— WORK INSTRUCTIONS —
Extract the first line through the line containing "at (99, 381)" from the listing below, exactly as written.

— INFORMATION SHOWN —
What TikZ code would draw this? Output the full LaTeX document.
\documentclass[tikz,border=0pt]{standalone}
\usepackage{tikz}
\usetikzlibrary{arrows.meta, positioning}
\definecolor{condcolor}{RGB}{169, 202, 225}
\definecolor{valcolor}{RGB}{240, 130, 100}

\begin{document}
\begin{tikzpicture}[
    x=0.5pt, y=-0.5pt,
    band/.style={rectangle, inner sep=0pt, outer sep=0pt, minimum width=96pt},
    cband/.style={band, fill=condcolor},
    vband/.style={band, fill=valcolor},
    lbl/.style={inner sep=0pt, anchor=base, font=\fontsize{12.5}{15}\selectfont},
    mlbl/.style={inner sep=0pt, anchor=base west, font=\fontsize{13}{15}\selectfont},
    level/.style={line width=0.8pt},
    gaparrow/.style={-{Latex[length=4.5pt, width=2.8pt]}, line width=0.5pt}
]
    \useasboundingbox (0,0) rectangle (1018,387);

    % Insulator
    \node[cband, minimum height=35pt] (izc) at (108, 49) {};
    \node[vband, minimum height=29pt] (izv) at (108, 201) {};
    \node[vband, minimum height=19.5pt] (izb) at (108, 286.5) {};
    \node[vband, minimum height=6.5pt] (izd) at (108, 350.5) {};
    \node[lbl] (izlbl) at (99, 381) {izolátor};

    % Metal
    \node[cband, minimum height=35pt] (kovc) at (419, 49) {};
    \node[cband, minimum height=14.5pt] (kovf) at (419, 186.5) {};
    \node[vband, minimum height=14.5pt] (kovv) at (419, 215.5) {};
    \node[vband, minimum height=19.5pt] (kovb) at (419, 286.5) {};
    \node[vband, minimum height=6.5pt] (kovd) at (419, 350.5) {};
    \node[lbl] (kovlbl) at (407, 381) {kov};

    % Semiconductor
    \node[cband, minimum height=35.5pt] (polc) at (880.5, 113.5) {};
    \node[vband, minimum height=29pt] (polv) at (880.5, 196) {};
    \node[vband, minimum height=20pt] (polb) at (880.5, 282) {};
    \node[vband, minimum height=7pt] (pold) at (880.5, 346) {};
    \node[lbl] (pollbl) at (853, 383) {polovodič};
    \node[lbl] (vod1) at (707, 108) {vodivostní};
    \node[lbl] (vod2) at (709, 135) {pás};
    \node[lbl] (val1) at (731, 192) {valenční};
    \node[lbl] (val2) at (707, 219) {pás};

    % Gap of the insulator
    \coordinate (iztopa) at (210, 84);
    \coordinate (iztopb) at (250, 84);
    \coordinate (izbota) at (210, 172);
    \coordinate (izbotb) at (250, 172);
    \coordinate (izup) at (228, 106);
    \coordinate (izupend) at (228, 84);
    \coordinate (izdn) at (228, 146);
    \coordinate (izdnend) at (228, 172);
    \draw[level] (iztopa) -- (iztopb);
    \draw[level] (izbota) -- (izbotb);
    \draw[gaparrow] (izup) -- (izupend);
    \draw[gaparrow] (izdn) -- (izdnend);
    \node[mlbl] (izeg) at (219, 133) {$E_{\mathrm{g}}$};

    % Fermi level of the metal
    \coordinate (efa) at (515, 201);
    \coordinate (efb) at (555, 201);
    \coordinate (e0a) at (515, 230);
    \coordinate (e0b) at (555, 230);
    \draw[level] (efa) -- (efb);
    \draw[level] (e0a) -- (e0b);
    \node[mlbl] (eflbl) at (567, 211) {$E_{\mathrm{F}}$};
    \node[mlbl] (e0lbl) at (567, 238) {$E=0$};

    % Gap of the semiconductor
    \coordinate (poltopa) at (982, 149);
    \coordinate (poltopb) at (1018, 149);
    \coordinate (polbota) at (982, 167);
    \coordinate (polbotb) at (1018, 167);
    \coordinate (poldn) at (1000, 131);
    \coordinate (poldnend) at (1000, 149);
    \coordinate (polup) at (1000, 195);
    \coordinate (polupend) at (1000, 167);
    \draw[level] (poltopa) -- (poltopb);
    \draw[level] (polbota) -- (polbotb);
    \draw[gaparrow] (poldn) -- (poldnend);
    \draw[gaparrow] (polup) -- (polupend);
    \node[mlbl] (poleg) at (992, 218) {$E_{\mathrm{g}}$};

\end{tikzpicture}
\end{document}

— RESPONSE —
What TikZ code would draw this? Output the full LaTeX document.
\documentclass[tikz,border=0pt]{standalone}
\usepackage{tikz}
\usetikzlibrary{arrows.meta, positioning}
\definecolor{condcolor}{RGB}{169, 202, 225}
\definecolor{valcolor}{RGB}{240, 130, 100}

\begin{document}
\begin{tikzpicture}[
    x=0.5pt, y=-0.5pt,
    band/.style={rectangle, inner sep=0pt, outer sep=0pt, minimum width=96pt},
    cband/.style={band, fill=condcolor},
    vband/.style={band, fill=valcolor},
    lbl/.style={inner sep=0pt, anchor=base, font=\fontsize{12.5}{15}\selectfont},
    mlbl/.style={inner sep=0pt, anchor=base west, font=\fontsize{13}{15}\selectfont},
    level/.style={line width=0.8pt},
    gaparrow/.style={-{Latex[length=4.5pt, width=2.8pt]}, line width=0.5pt}
]
    \useasboundingbox (0,0) rectangle (1018,387);

    % Insulator
    \node[cband, minimum height=35pt] (izc) at (108, 49) {};
    \node[vband, minimum height=29pt] (izv) at (108, 201) {};
    \node[vband, minimum height=19.5pt] (izb) at (108, 286.5) {};
    \node[vband, minimum height=6.5pt] (izd) at (108, 350.5) {};
    \node[lbl] (izlbl) at (99, 381) {izolátor};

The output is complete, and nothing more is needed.